The last part of this step is to add our limit switch on the places where our servo needs to stop. We place one where it needs to stop when it is in the closing position which is the left side, in this case, and one where it needs to stop when it is open which is the right side. We bolt those to the box as well.
NOTE: if you have a 180-degree Servo that you don’t need to overcomplicate the slot as much as I did
Step 6: Making the Pouch for Our Arduino
This next step is really simple just make your Arduino fit in your sporting arm belt. In the first two pictures, you can see that I cut away the fabric between the inner pouch and the out pouch. This made it easier to get the wires through.
Afterwards, I put a bit of velcro inside the pouch and I also put a bit on my MPU6050. This is to stop it from moving unless I move.

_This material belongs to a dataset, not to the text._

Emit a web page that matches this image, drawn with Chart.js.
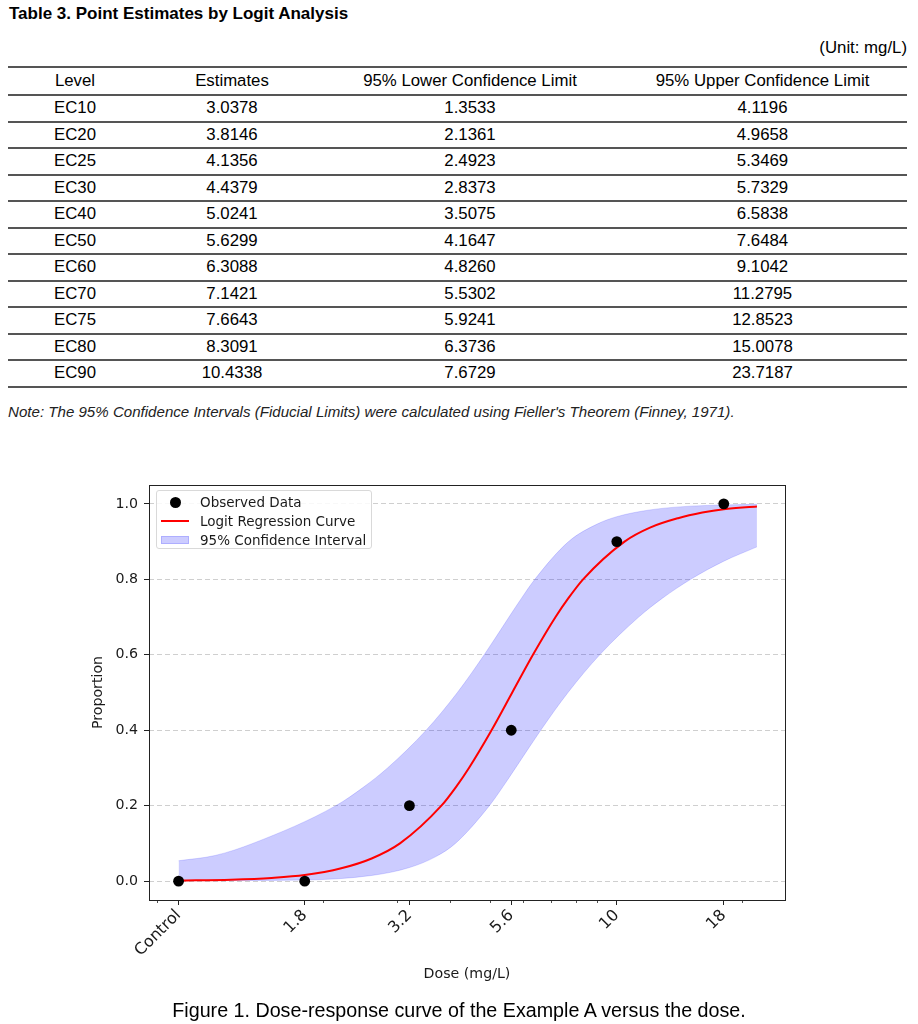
<!DOCTYPE html>
<html>
<head>
<meta charset="utf-8">
<script src="https://cdn.jsdelivr.net/npm/chart.js@4.4.1/dist/chart.umd.min.js"></script>
<style>
    body { margin: 0; width: 918px; height: 1024px; position: relative; overflow: hidden; background: #fff;
           font-family: "Liberation Sans", Arial, sans-serif; color: #000; }
    #title { position: absolute; left: 9px; top: 4px; font-weight: bold; font-size: 17px; line-height: 19px; }
    #unit { position: absolute; right: 11px; top: 39px; font-size: 16.8px; line-height: 18px; }
    table { position: absolute; left: 8px; top: 66px; width: 899px; border-collapse: collapse; table-layout: fixed; font-size: 16.8px; }
    th, td { font-weight: normal; text-align: center; padding: 0; border-bottom: 2px solid #555; }
    thead th { border-top: 2px solid #555; }
    thead tr { height: 28px; }
    tbody tr { height: 26.5px; }
    #note { position: absolute; left: 8px; top: 403px; font-style: italic; font-size: 15.1px; line-height: 18px; color: #222; }
    #wrap { position: absolute; left: 0; top: 460px; width: 918px; height: 540px; }
    #legend { position: absolute; left: 156px; top: 490px; width: 216px; height: 59px; box-sizing: border-box;
              border: 1px solid #d9d9d9; border-radius: 3px; background: rgba(255, 255, 255, 0.85);
              font-family: "DejaVu Sans"; font-size: 13.5px; color: #1a1a1a; }
    .row { position: absolute; left: 0; width: 100%; height: 19px; line-height: 19px; }
    .row .t { position: absolute; left: 43px; top: 0; white-space: nowrap; }
    .dot { position: absolute; left: 13px; top: 4px; width: 11px; height: 11px; border-radius: 50%; background: #000; }
    .red { position: absolute; left: 4px; top: 8.5px; width: 28px; height: 2px; background: #ff0000; }
    .patch { position: absolute; left: 4px; top: 5.5px; width: 28px; height: 8px; box-sizing: border-box;
             background: rgba(0, 0, 255, 0.2); border: 1px solid rgba(0, 0, 255, 0.15); }
    #caption { position: absolute; left: 0; top: 999px; width: 918px; text-align: center; font-size: 19.7px; line-height: 22px; }
</style>
</head>
<body>
<div id="title">Table 3. Point Estimates by Logit Analysis</div>
<div id="unit">(Unit: mg/L)</div>
<table>
    <colgroup><col style="width:134px"><col style="width:180px"><col style="width:296px"><col style="width:289px"></colgroup>
    <thead><tr><th>Level</th><th>Estimates</th><th>95% Lower Confidence Limit</th><th>95% Upper Confidence Limit</th></tr></thead>
    <tbody id="rows"></tbody>
</table>
<div id="note">Note: The 95% Confidence Intervals (Fiducial Limits) were calculated using Fieller's Theorem (Finney, 1971).</div>

<div id="wrap"><canvas id="chart" width="918" height="540"></canvas></div>

<div id="legend">
    <div class="row" style="top:1.5px"><span class="dot"></span><span class="t">Observed Data</span></div>
    <div class="row" style="top:20.5px"><span class="red"></span><span class="t">Logit Regression Curve</span></div>
    <div class="row" style="top:39.5px"><span class="patch"></span><span class="t">95% Confidence Interval</span></div>
</div>

<div id="caption">Figure 1. Dose-response curve of the Example A versus the dose.</div>

<script>
// table 3
const levels = ['EC10', 'EC20', 'EC25', 'EC30', 'EC40', 'EC50', 'EC60', 'EC70', 'EC75', 'EC80', 'EC90'];
const levelP = [0.10, 0.20, 0.25, 0.30, 0.40, 0.50, 0.60, 0.70, 0.75, 0.80, 0.90];
const estimates = [3.0378, 3.8146, 4.1356, 4.4379, 5.0241, 5.6299, 6.3088, 7.1421, 7.6643, 8.3091, 10.4338];
const lowerCL = [1.3533, 2.1361, 2.4923, 2.8373, 3.5075, 4.1647, 4.8260, 5.5302, 5.9241, 6.3736, 7.6729];
const upperCL = [4.1196, 4.9658, 5.3469, 5.7329, 6.5838, 7.6484, 9.1042, 11.2795, 12.8523, 15.0078, 23.7187];

// observed data (control plotted at 0.9 on the log axis)
const doseLabels = ['Control', '1.8', '3.2', '5.6', '10', '18'];
const doseX = [0.9, 1.8, 3.2, 5.6, 10, 18];
const observed = [0, 0, 0.2, 0.4, 0.9, 1.0];
const minorX = [0.8, 2, 3, 4, 5, 6, 7, 8, 9, 20];
const yTicks = [0, 0.2, 0.4, 0.6, 0.8, 1.0];

// curve tails, the middle comes from the EC table
const curveLowX = [0.9, 1.2, 1.5, 1.8, 2.2, 2.6];
const curveLowY = [0.0015, 0.004, 0.0085, 0.016, 0.034, 0.06];
const curveHighX = [12, 14, 16, 18, 21.6];
const curveHighY = [0.937, 0.962, 0.977, 0.986, 0.993];

// band: left edge = lower limits, right edge = upper limits, tails
const bandUpLowX = [0.9, 1.1];
const bandUpLowY = [0.054, 0.068];
const bandUpHighX = [9, 10, 12, 15, 18, 21.6];
const bandUpHighY = [0.947, 0.966, 0.984, 0.994, 0.997, 0.999];
const bandLoLowX = [0.9, 1.8, 2.6, 3.2, 3.7];
const bandLoLowY = [0.001, 0.003, 0.015, 0.036, 0.065];
const bandLoHighX = [18, 21.6];
const bandLoHighY = [0.848, 0.886];

const tbody = document.getElementById('rows');
levels.forEach((lvl, i) => {
    const tr = document.createElement('tr');
    [lvl, estimates[i].toFixed(4), lowerCL[i].toFixed(4), upperCL[i].toFixed(4)].forEach((txt) => {
        const td = document.createElement('td');
        td.textContent = txt;
        tr.appendChild(td);
    });
    tbody.appendChild(tr);
});

const pts = (xs, ys) => xs.map((x, i) => ({ x, y: ys[i] }));

const curveData = pts([...curveLowX, ...estimates, ...curveHighX], [...curveLowY, ...levelP, ...curveHighY]);
const bandUp = pts([...bandUpLowX, ...lowerCL, ...bandUpHighX], [...bandUpLowY, ...levelP, ...bandUpHighY]);
// EC90 upper limit (23.7) lies past the end of the plotted band
const bandLo = pts([...bandLoLowX, ...upperCL.slice(0, 10), ...bandLoHighX],
                   [...bandLoLowY, ...levelP.slice(0, 10), ...bandLoHighY]);

const tickFont = { family: 'DejaVu Sans', size: 14.2 };
const xTickFont = { family: 'DejaVu Sans', size: 16 };
const ink = '#1a1a1a';

const frame = {
    id: 'frame',
    afterDraw(chart) {
        const { ctx, chartArea: a } = chart;
        ctx.save();
        ctx.strokeStyle = '#222';
        ctx.lineWidth = 1;
        ctx.strokeRect(Math.round(a.left) + 0.5, Math.round(a.top) + 0.5,
                       Math.round(a.right - a.left), Math.round(a.bottom - a.top));
        ctx.restore();
    },
};

new Chart(document.getElementById('chart'), {
    type: 'line',
    data: {
        datasets: [
            {
                label: 'Observed Data',
                data: pts(doseX, observed),
                showLine: false,
                pointRadius: 5.4,
                pointHoverRadius: 5.4,
                pointBackgroundColor: '#000',
                pointBorderWidth: 0,
            },
            {
                label: 'Logit Regression Curve',
                data: curveData,
                borderColor: '#ff0000',
                borderWidth: 2,
                pointRadius: 0,
                cubicInterpolationMode: 'monotone',
                fill: false,
            },
            {
                label: '95% Confidence Interval',
                data: bandUp,
                borderColor: 'rgba(0, 0, 255, 0.15)',
                borderWidth: 1,
                pointRadius: 0,
                cubicInterpolationMode: 'monotone',
                fill: false,
            },
            {
                label: 'band lower edge',
                data: bandLo,
                borderColor: 'rgba(0, 0, 255, 0.15)',
                backgroundColor: 'rgba(0, 0, 255, 0.2)',
                borderWidth: 1,
                pointRadius: 0,
                cubicInterpolationMode: 'monotone',
                fill: '-1',
            },
        ],
    },
    options: {
        responsive: false,
        animation: false,
        layout: { padding: { left: 79, right: 133, top: 25, bottom: 8 } },
        plugins: { legend: { display: false }, tooltip: { enabled: false } },
        scales: {
            x: {
                type: 'logarithmic',
                min: 0.765,
                max: 25.2,
                afterBuildTicks: (s) => {
                    s.ticks = [...doseX.map((v) => ({ value: v })), ...minorX.map((v) => ({ value: v, minor: true }))]
                        .sort((a, b) => a.value - b.value);
                },
                afterFit: (s) => { s.height = 92; },
                ticks: {
                    autoSkip: false,
                    minRotation: 45,
                    maxRotation: 45,
                    padding: 1,
                    color: ink,
                    font: xTickFont,
                    callback: (v) => {
                        const i = doseX.indexOf(v);
                        return i < 0 ? '' : doseLabels[i];
                    },
                },
                grid: {
                    drawOnChartArea: false,
                    drawTicks: true,
                    tickLength: 5,
                    tickColor: '#222',
                    tickWidth: (c) => (c.tick && c.tick.minor ? 0.8 : 1),
                    tickBorderDash: (c) => (c.tick && c.tick.minor ? [3, 10] : []),
                },
                border: { display: false },
                title: { display: true, text: 'Dose (mg/L)', color: ink, font: tickFont, padding: { top: 4, bottom: 9 } },
            },
            y: {
                min: -0.05,
                max: 1.05,
                afterBuildTicks: (s) => { s.ticks = yTicks.map((v) => ({ value: v })); },
                afterFit: (s) => { s.width = 70; },
                ticks: { padding: 6, color: ink, font: tickFont, callback: (v) => v.toFixed(1) },
                grid: { color: '#cfcfcf', lineWidth: 1, tickLength: 5, tickColor: '#222', tickWidth: 1 },
                border: { display: false, dash: [5, 3] },
                title: { display: true, text: 'Proportion', color: ink, font: tickFont, padding: { top: 11, bottom: 4 } },
            },
        },
    },
    plugins: [frame],
});
</script>
</body>
</html>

Lastly, we need to connect the wires to the Arduino inside the pouch. Like visible in the 5th picture. We will strap the pulse sensor and the temperature sensor to our hand using a wrist support band you can also put them in a glove or something just to make sure they touch you. An example of the full thing can be seen in the fifth picture.
Step 7: Cutting Holes Where Necessary
To power our raspberry pi and to show our IP to be able to connect to the site we need to cut some holes inside the box. I made mine at both ends of the box, I did this by using the multitool with a special tip made to saw through plastic easily.

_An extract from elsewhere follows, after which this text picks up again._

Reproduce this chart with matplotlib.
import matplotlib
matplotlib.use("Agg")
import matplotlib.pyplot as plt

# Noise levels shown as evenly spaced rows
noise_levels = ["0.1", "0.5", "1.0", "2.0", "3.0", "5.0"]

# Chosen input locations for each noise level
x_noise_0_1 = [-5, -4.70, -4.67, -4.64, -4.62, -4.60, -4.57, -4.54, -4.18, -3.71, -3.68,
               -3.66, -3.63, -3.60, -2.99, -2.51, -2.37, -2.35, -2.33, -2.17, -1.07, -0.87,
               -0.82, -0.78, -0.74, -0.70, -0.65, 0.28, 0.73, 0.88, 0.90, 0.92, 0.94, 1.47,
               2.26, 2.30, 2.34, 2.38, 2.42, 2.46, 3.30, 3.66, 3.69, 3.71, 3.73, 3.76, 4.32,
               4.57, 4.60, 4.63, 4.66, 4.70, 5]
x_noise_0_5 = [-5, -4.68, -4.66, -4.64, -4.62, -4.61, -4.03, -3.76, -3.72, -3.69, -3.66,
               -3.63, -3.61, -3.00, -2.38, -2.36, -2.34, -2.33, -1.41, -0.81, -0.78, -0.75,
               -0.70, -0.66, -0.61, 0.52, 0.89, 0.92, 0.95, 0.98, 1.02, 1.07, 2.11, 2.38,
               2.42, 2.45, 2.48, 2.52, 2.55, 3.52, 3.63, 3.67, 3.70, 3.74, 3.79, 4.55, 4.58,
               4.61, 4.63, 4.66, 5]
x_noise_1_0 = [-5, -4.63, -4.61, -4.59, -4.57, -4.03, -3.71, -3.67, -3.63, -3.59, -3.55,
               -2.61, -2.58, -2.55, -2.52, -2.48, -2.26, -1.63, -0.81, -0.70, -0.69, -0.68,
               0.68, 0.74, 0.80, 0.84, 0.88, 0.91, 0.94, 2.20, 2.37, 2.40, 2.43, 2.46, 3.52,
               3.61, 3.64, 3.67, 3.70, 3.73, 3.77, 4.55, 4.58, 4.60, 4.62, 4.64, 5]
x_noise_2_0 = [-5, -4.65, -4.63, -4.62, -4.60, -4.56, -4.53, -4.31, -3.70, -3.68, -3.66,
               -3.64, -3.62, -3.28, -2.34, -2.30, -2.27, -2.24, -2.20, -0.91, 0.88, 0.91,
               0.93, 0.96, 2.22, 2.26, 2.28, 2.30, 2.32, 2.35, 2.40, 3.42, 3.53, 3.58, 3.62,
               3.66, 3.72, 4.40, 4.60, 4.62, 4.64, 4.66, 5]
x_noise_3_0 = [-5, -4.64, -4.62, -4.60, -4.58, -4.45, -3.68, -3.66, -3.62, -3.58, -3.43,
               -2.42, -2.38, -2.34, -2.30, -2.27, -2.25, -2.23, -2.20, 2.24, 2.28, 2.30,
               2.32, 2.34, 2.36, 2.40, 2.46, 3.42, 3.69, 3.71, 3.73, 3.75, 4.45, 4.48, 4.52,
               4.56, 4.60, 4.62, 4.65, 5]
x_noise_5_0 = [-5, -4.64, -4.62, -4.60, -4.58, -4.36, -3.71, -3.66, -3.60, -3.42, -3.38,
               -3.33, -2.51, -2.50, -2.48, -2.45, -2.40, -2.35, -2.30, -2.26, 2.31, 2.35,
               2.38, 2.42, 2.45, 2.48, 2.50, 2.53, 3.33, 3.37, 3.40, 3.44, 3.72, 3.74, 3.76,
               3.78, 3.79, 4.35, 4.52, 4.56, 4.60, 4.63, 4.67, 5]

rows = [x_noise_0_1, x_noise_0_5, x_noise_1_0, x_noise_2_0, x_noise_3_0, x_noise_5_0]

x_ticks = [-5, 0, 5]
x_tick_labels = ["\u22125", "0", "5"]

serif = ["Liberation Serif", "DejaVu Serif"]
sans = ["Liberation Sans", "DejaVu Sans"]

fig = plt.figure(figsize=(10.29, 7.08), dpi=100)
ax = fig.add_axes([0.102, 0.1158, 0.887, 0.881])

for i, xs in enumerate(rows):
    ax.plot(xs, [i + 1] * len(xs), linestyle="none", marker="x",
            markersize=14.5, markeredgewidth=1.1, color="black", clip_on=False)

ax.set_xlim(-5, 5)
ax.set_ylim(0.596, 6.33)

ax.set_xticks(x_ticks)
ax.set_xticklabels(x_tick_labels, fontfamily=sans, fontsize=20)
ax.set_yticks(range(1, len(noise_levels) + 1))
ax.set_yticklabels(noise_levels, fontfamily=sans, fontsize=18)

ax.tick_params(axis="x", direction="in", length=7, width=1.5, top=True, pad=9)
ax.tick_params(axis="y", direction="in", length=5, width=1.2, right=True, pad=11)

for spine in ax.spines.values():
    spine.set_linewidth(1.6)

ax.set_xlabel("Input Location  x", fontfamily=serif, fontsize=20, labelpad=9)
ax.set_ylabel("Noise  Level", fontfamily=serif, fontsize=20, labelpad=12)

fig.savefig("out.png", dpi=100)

I screw the display to the inside of the box using screws in the right upper corner and left upper corner. This way I only need 2 screws.
Step 8: Putting Everything Together
So after everything is made and attached to the box it is time to put the electronics inside. The final result should look something like the first picture.
To attach the LED strip to the box I just stuck some velcro on the box and on the LED strip. Normally these come with adhesive tape on the backside, but I found that they weren’t sticky enough.